Cependant on est encore loin du compte puisque l'on aboutit ainsi à un montant prévisionnel de 400 M€, alors que le coût prévisible de la réalisation du prolongement jusqu'à Val-de-Fontenay avait été actualisé à 700 M€… Il en découle que l'on aboutit à une réalisation prévue des travaux sur une partie seulement du projet, de la gare de Noisy-le-Sec jusqu'à l'arrêt rue de Rosny, où se situera (dans un premier temps ?) le terminus et le local de stationnement des rames, ce qui déclenche la fureur du maire de Fontenay, Gautrais (Front de gauche), puisque la ligne n'atteindra pas le terminus envisagé. Le prolongement jusqu'au terminus de Val-de-Fontenay (coût estimé de 100 M€) serait le cas échéant réalisé ultérieurement, la décision de son éventuel financement étant repoussé au CPER (Contrat de Plan Etat-Région) qui se tiendra en 2020. Cela est très loin de lever les interrogations sur la validité du financement annoncé, puisque les financements disponibles se montent au total à 500 M€ (400 + 100), alors que le coût global estimé du projet atteint 700 M€ …

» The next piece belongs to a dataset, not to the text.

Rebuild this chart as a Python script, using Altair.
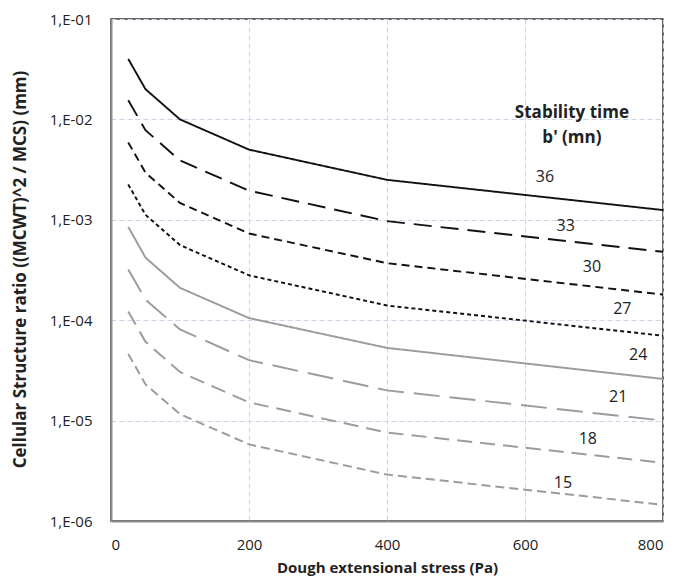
import altair as alt
import pandas as pd

stress = [25, 50, 100, 200, 400, 800]
series_names = ["36", "33", "30", "27", "24", "21", "18", "15"]
s36 = [4.0e-2, 2.0e-2, 1.0e-2, 5.0e-3, 2.5e-3, 1.25e-3]
s33 = [1.55e-2, 7.8e-3, 3.9e-3, 1.95e-3, 9.7e-4, 4.8e-4]
s30 = [5.9e-3, 2.95e-3, 1.47e-3, 7.3e-4, 3.7e-4, 1.8e-4]
s27 = [2.25e-3, 1.12e-3, 5.6e-4, 2.8e-4, 1.4e-4, 7.0e-5]
s24 = [8.5e-4, 4.2e-4, 2.1e-4, 1.05e-4, 5.3e-5, 2.6e-5]
s21 = [3.2e-4, 1.6e-4, 8.1e-5, 4.0e-5, 2.0e-5, 1.0e-5]
s18 = [1.22e-4, 6.1e-5, 3.05e-5, 1.52e-5, 7.6e-6, 3.8e-6]
s15 = [4.6e-5, 2.3e-5, 1.16e-5, 5.8e-6, 2.9e-6, 1.45e-6]
all_series = [s36, s33, s30, s27, s24, s21, s18, s15]

label_x = [629, 659, 697, 741, 764, 735, 691, 655]
label_y = [2.67e-3, 8.7e-4, 3.4e-4, 1.29e-4, 4.5e-5, 1.7e-5, 6.6e-6, 2.4e-6]

legend_title = ["Stability time", "b' (mn)"]
legend_title_x = [668, 668]
legend_title_y = [1.15e-2, 6.5e-3]

x_ticks = [0, 200, 400, 600, 800]
y_ticks = [1e-6, 1e-5, 1e-4, 1e-3, 1e-2, 1e-1]

rows = []
for name, vals in zip(series_names, all_series):
    for xv, yv in zip(stress, vals):
        rows.append({"series": name, "stress": xv, "ratio": yv})
df = pd.DataFrame(rows)

lab_df = pd.DataFrame({"lab": series_names, "lx": label_x, "ly": label_y})
tit_df = pd.DataFrame({"t": legend_title, "tx": legend_title_x, "ty": legend_title_y})

black = "#111111"
gray = "#9c9c9c"
colors = [black, black, black, black, gray, gray, gray, gray]
dashes = [[1, 0], [18, 9], [8, 5], [4, 3], [1, 0], [26, 10], [15, 8], [9, 5]]
widths = [1.9, 2.0, 2.0, 2.0, 3.0, 3.0, 3.0, 3.0]

xscale = alt.Scale(domain=[0, 800], nice=False, zero=False)
yscale = alt.Scale(type="log", domain=[1e-6, 1e-1], nice=False)

lines = alt.Chart(df).mark_line(clip=True).encode(
    x=alt.X("stress:Q", scale=xscale,
            axis=alt.Axis(values=x_ticks, title="Dough extensional stress (Pa)",
                          labelPadding=16, titleX=276, titleY=46,
                          titleBaseline="middle", titleAlign="center",
                          titleFontSize=15)),
    y=alt.Y("ratio:Q", scale=yscale,
            axis=alt.Axis(values=y_ticks,
                          labelExpr="'1,E-0' + format(-log(datum.value)/LN10, '.0f')",
                          title="Cellular Structure ratio ((MCWT)^2 / MCS)  (mm)",
                          labelPadding=19, titleX=-91, titleY=250, titleAngle=270,
                          titleAlign="center", titleBaseline="middle",
                          titleFontSize=17)),
    color=alt.Color("series:N", scale=alt.Scale(domain=series_names, range=colors), legend=None),
    strokeDash=alt.StrokeDash("series:N", scale=alt.Scale(domain=series_names, range=dashes), legend=None),
    strokeWidth=alt.StrokeWidth("series:N", scale=alt.Scale(domain=series_names, range=widths), legend=None),
)

labels = alt.Chart(lab_df).mark_text(font="Open Sans", fontSize=16, color="#222222",
                                     align="center", baseline="middle").encode(
    x=alt.X("lx:Q", scale=xscale),
    y=alt.Y("ly:Q", scale=yscale),
    text="lab:N",
)

titles = alt.Chart(tit_df).mark_text(font="Open Sans", fontSize=17, fontWeight="bold",
                                     color="#222222", align="center", baseline="middle").encode(
    x=alt.X("tx:Q", scale=xscale),
    y=alt.Y("ty:Q", scale=yscale),
    text="t:N",
)

chart = alt.layer(lines, labels, titles).properties(
    width=552, height=502,
    padding={"left": 103, "top": 11, "right": 7, "bottom": 58},
    autosize=alt.AutoSizeParams(type="none"),
).configure_view(
    stroke="#333333", strokeWidth=1.5
).configure_axis(
    domainColor="#8c8c8c", domainWidth=2,
    grid=True, gridColor="#c9d6ea", gridDash=[5, 3], gridWidth=1,
    ticks=False, tickSize=0,
    labelFont="Open Sans", labelFontSize=15, labelColor="#222222",
    titleFont="Open Sans", titleFontWeight="bold", titleColor="#222222",
)

chart.save("out.html", embed_options={"renderer": "svg", "actions": False})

Pourquoi ces coupures de lignes ?
On constate sur le plan ci-dessus les ruptures de ligne : à Bobigny la ligne sera tronçonnée à Pablo Picasso, obligeant les passagers venant de Bondy, Noisy, Romainville ou Montreuil et se dirigeant vers Drancy, La Courneuve, Saint-Denis ou plus loin vers Asnières à changer de rame, à l'aller comme au retour : très pratique lorsque l'on est accompagné d'enfants ou porteur de sacs ou de valises …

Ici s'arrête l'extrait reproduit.